Exercise prompt ::
Copy out the lines that have "document" in them.

Supplied material ::
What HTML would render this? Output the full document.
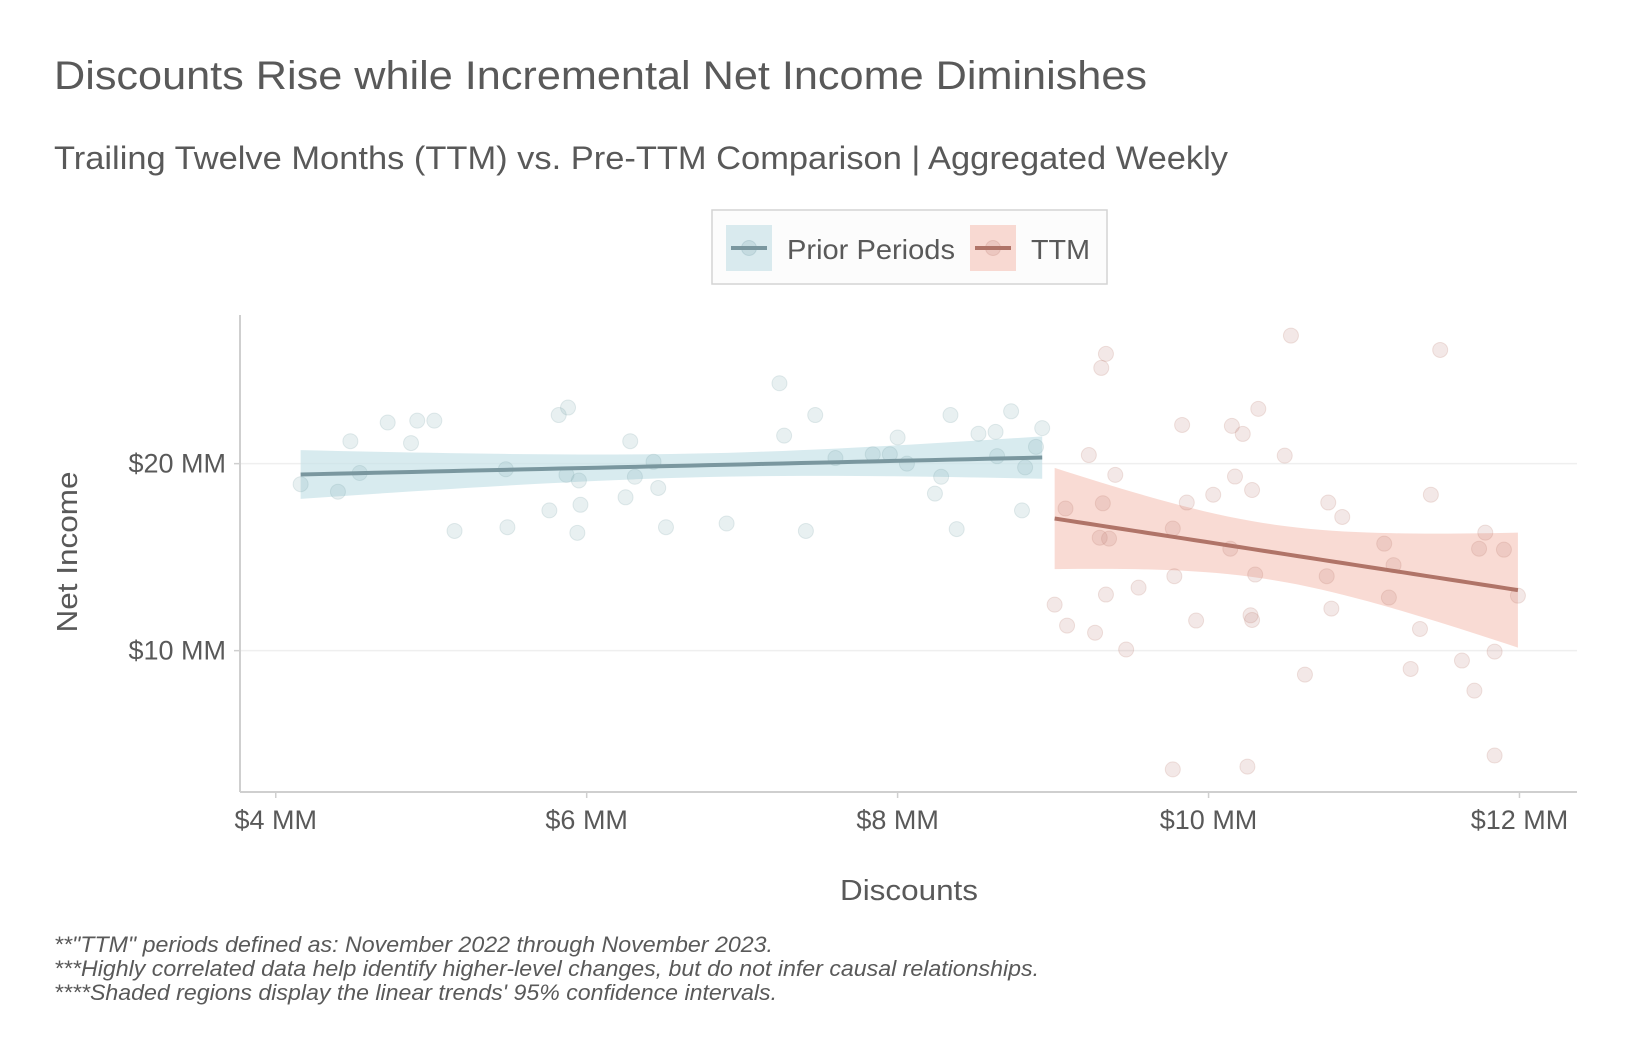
<!DOCTYPE html>
<html><head><meta charset="utf-8"><style>
html,body{margin:0;padding:0;background:#fff;}
svg{display:block;font-family:"Liberation Sans",sans-serif;}
</style></head><body>
<svg id="chart" width="1632" height="1056" viewBox="0 0 1632 1056">
<text x="54" y="89" font-size="40" fill="#595959" textLength="1093" lengthAdjust="spacingAndGlyphs">Discounts Rise while Incremental Net Income Diminishes</text>
<text x="54" y="169" font-size="32" fill="#595959" textLength="1174" lengthAdjust="spacingAndGlyphs">Trailing Twelve Months (TTM) vs. Pre-TTM Comparison | Aggregated Weekly</text>
<g id="plot"></g>
<g>
<rect x="712" y="210" width="395" height="74" fill="#fcfcfc" stroke="#d4d4d4" stroke-width="1.5"/>
<g>
<rect x="726" y="225" width="46" height="46" fill="#d9eaee"/>
<circle cx="749" cy="248" r="7.5" fill="rgba(120,160,170,0.2)" stroke="rgba(120,160,170,0.25)"/>
<line x1="731" y1="248" x2="767" y2="248" stroke="#7a979f" stroke-width="4"/>
<text x="787" y="259" font-size="28" fill="#595959" textLength="168" lengthAdjust="spacingAndGlyphs">Prior Periods</text>
</g>
<g>
<rect x="970" y="225" width="46" height="46" fill="#f8d9d2"/>
<circle cx="993" cy="248" r="7.5" fill="rgba(190,130,120,0.2)" stroke="rgba(190,130,120,0.25)"/>
<line x1="975" y1="248" x2="1011" y2="248" stroke="#b07468" stroke-width="4"/>
<text x="1031" y="259" font-size="28" fill="#595959" textLength="59" lengthAdjust="spacingAndGlyphs">TTM</text>
</g>
</g>
<text x="909" y="900" font-size="29" fill="#595959" text-anchor="middle" textLength="138" lengthAdjust="spacingAndGlyphs">Discounts</text>
<text transform="translate(77,552) rotate(-90)" font-size="29" fill="#595959" text-anchor="middle" textLength="161" lengthAdjust="spacingAndGlyphs">Net Income</text>
<g font-size="22" font-style="italic" fill="#595959">
<text x="54" y="952" textLength="719" lengthAdjust="spacingAndGlyphs">**"TTM" periods defined as: November 2022 through November 2023.</text>
<text x="54" y="976" textLength="985" lengthAdjust="spacingAndGlyphs">***Highly correlated data help identify higher-level changes, but do not infer causal relationships.</text>
<text x="54" y="1000" textLength="723" lengthAdjust="spacingAndGlyphs">****Shaded regions display the linear trends' 95% confidence intervals.</text>
</g>
</svg>
<script>
const priorX=[4.16,4.40,4.48,4.54,4.72,4.87,4.91,5.02,5.15,5.49,5.48,5.76,5.82,5.88,5.87,5.95,5.96,5.94,6.25,6.28,6.31,6.43,6.46,6.51,6.90,7.24,7.27,7.41,7.47,7.60,7.84,7.95,8.00,8.06,8.24,8.28,8.34,8.38,8.52,8.63,8.64,8.73,8.80,8.82,8.89,8.93];
const priorY=[18.9,18.5,21.2,19.5,22.2,21.1,22.3,22.3,16.4,16.6,19.7,17.5,22.6,23.0,19.4,19.1,17.8,16.3,18.2,21.2,19.3,20.1,18.7,16.6,16.8,24.3,21.5,16.4,22.6,20.3,20.5,20.5,21.4,20.0,18.4,19.3,22.6,16.5,21.6,21.7,20.4,22.8,17.5,19.8,20.9,21.9];
const ttmX=[10.53,11.49,9.34,9.31,10.32,9.83,10.15,10.22,9.23,10.49,9.40,10.17,10.28,10.03,11.43,9.86,10.77,9.32,9.08,10.86,9.77,11.78,9.30,9.36,11.13,11.74,11.90,10.14,11.19,10.30,10.76,9.78,9.55,9.34,11.99,11.16,9.01,10.79,9.92,10.27,10.28,9.09,11.36,9.27,9.47,11.84,11.63,10.62,11.30,11.71,11.84,9.77,10.25];
const ttmY=[26.85,26.08,25.87,25.12,22.93,22.07,22.02,21.59,20.46,20.43,19.40,19.31,18.59,18.34,18.34,17.92,17.92,17.88,17.60,17.15,16.53,16.31,16.04,15.99,15.72,15.45,15.40,15.45,14.57,14.07,13.98,13.98,13.37,13.00,12.94,12.84,12.46,12.25,11.61,11.89,11.64,11.34,11.16,10.96,10.06,9.95,9.47,8.72,9.02,7.86,4.39,3.65,3.8];
const xTicks=[4,6,8,10,12];
const xTickLabels=["$4 MM","$6 MM","$8 MM","$10 MM","$12 MM"];
const yTicks=[10,20];
const yTickLabels=["$10 MM","$20 MM"];

const NS="http://www.w3.org/2000/svg";
const P={l:240,r:1577,t:315,b:792};
const xMin=3.77,xMax=12.37,yMin=2.44,yMax=27.95;
const sx=v=>P.l+(v-xMin)/(xMax-xMin)*(P.r-P.l);
const sy=v=>P.b-(v-yMin)/(yMax-yMin)*(P.b-P.t);
const g=document.getElementById('plot');
function mk(tag,attrs,parent){const e=document.createElementNS(NS,tag);for(const k in attrs)e.setAttribute(k,attrs[k]);(parent||g).appendChild(e);return e;}

yTicks.forEach((t,i)=>{
  const gl=mk('line',{x1:P.l,x2:P.r,y1:sy(t),y2:sy(t),stroke:'#efefef','stroke-width':1.5});
  
  
  mk('line',{x1:P.l-6,x2:P.l,y1:sy(t),y2:sy(t),stroke:'#cfcfcf','stroke-width':1.5});
  const tx=mk('text',{x:P.l-14,y:sy(t)+9,'font-size':27,fill:'#595959','text-anchor':'end'});
  tx.textContent=yTickLabels[i];
  
  
});
xTicks.forEach((t,i)=>{
  mk('line',{x1:sx(t),x2:sx(t),y1:P.b,y2:P.b+6,stroke:'#cfcfcf','stroke-width':1.5});
  const tx=mk('text',{x:sx(t),y:P.b+37,'font-size':27,fill:'#595959','text-anchor':'middle'});
  tx.textContent=xTickLabels[i];
  
  
});
const ya=mk('line',{x1:P.l,x2:P.l,y1:P.t,y2:P.b,stroke:'#cfcfcf','stroke-width':2});


const xa=mk('line',{x1:P.l,x2:P.r,y1:P.b,y2:P.b,stroke:'#cfcfcf','stroke-width':2});



function fit(X,Y){
  const n=X.length;let mx=0,my=0;X.forEach((x,i)=>{mx+=x;my+=Y[i];});mx/=n;my/=n;
  let sxx=0,sxy=0;X.forEach((x,i)=>{sxx+=(x-mx)**2;sxy+=(x-mx)*(Y[i]-my);});
  const b=sxy/sxx,a=my-b*mx;let sse=0;X.forEach((x,i)=>{sse+=(Y[i]-a-b*x)**2;});
  const s=Math.sqrt(sse/(n-2));const t=2.01;
  return {a,b,ci:x=>t*s*Math.sqrt(1/n+(x-mx)**2/sxx),lo:Math.min(...X),hi:Math.max(...X)};
}
function series(X,Y,name,band,line,pt,ps){
  const f=fit(X,Y);const N=40;let up=[],dn=[],ln=[];
  for(let i=0;i<=N;i++){const x=f.lo+(f.hi-f.lo)*i/N;const y=f.a+f.b*x,c=f.ci(x);
    up.push(sx(x)+','+sy(y+c));dn.unshift(sx(x)+','+sy(y-c));ln.push(sx(x)+','+sy(y));}
  const bp=mk('polygon',{points:up.concat(dn).join(' '),fill:band});
  
  
  X.forEach((x,i)=>{
    const c=mk('circle',{cx:sx(x),cy:sy(Y[i]),r:7.5,fill:pt,stroke:ps,'stroke-width':1});
    
    
  });
  const tl=mk('polyline',{points:ln.join(' '),fill:'none',stroke:line,'stroke-width':4});
  
  
}
series(priorX,priorY,'prior','rgba(200,226,232,0.7)','#7a979f','rgba(130,170,175,0.18)','rgba(130,170,175,0.22)');
series(ttmX,ttmY,'ttm','rgba(245,195,183,0.6)','#b07468','rgba(190,130,120,0.18)','rgba(190,130,120,0.22)');
</script>
</body></html>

Written response ::
What HTML would render this? Output the full document.
const g=document.getElementById('plot');
function mk(tag,attrs,parent){const e=document.createElementNS(NS,tag);for(const k in attrs)e.setAttribute(k,attrs[k]);(parent||g).appendChild(e);return e;}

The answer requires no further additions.